EXERCISE GOAL = Copy all of the material exactly. Pictures are not to appear in the copy.

SUPPLIED MATERIAL =

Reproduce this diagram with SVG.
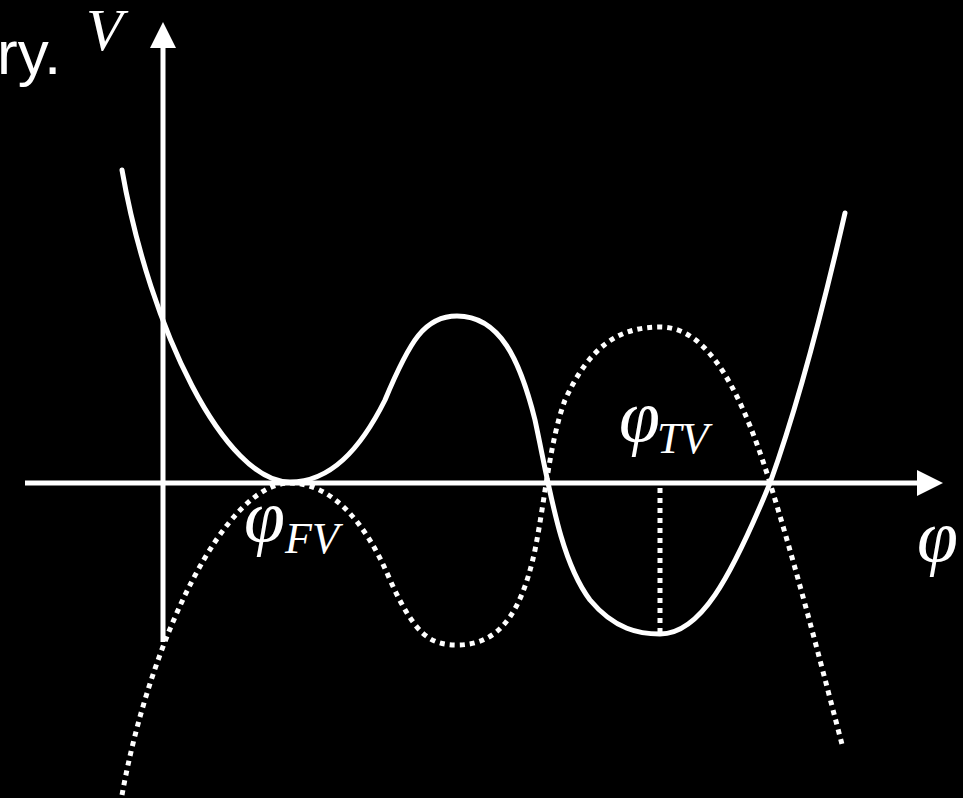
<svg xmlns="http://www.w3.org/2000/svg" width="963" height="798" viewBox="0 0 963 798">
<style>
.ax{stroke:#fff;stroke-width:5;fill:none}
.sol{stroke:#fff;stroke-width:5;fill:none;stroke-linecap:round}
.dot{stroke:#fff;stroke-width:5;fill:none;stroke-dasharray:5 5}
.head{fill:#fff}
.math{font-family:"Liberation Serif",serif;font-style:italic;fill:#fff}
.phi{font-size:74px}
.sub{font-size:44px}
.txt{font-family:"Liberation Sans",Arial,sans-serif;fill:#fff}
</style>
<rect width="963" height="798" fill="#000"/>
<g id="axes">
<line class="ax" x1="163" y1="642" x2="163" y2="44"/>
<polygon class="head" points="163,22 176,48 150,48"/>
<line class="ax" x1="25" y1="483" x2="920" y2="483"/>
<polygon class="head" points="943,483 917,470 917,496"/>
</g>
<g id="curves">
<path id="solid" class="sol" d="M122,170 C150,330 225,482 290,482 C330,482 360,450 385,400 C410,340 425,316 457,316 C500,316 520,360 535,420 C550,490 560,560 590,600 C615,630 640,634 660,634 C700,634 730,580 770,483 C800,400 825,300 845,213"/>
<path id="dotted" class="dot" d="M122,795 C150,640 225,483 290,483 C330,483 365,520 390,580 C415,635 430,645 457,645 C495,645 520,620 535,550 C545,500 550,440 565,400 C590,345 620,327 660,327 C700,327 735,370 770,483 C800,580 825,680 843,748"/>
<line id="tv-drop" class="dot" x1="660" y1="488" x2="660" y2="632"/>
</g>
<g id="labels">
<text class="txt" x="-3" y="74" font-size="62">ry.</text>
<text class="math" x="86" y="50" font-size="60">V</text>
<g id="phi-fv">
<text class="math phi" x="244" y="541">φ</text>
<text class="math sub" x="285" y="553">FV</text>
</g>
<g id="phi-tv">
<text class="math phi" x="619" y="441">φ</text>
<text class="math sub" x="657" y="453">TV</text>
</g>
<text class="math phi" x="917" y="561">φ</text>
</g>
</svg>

THE RESPONSE =
Reproduce this diagram with SVG.
<svg xmlns="http://www.w3.org/2000/svg" width="963" height="798" viewBox="0 0 963 798">
<style>
.ax{stroke:#fff;stroke-width:5;fill:none}
.sol{stroke:#fff;stroke-width:5;fill:none;stroke-linecap:round}
.dot{stroke:#fff;stroke-width:5;fill:none;stroke-dasharray:5 5}
.head{fill:#fff}
.math{font-family:"Liberation Serif",serif;font-style:italic;fill:#fff}
.phi{font-size:74px}
.sub{font-size:44px}
.txt{font-family:"Liberation Sans",Arial,sans-serif;fill:#fff}
</style>
<rect width="963" height="798" fill="#000"/>
<g id="axes">
<line class="ax" x1="163" y1="642" x2="163" y2="44"/>
<polygon class="head" points="163,22 176,48 150,48"/>
<line class="ax" x1="25" y1="483" x2="920" y2="483"/>
<polygon class="head" points="943,483 917,470 917,496"/>
</g>
<g id="curves">
<path id="solid" class="sol" d="M122,170 C150,330 225,482 290,482 C330,482 360,450 385,400 C410,340 425,316 457,316 C500,316 520,360 535,420 C550,490 560,560 590,600 C615,630 640,634 660,634 C700,634 730,580 770,483 C800,400 825,300 845,213"/>
<path id="dotted" class="dot" d="M122,795 C150,640 225,483 290,483 C330,483 365,520 390,580 C415,635 430,645 457,645 C495,645 520,620 535,550 C545,500 550,440 565,400 C590,345 620,327 660,327 C700,327 735,370 770,483 C800,580 825,680 843,748"/>
<line id="tv-drop" class="dot" x1="660" y1="488" x2="660" y2="632"/>
</g>
<g id="labels">
<text class="txt" x="-3" y="74" font-size="62">ry.</text>
<text class="math" x="86" y="50" font-size="60">V</text>
<g id="phi-fv">
<text class="math phi" x="244" y="541">φ</text>
<text class="math sub" x="285" y="553">FV</text>
</g>
<g id="phi-tv">
<text class="math phi" x="619" y="441">φ</text>
<text class="math sub" x="657" y="453">TV</text>
</g>
<text class="math phi" x="917" y="561">φ</text>
</g>
</svg>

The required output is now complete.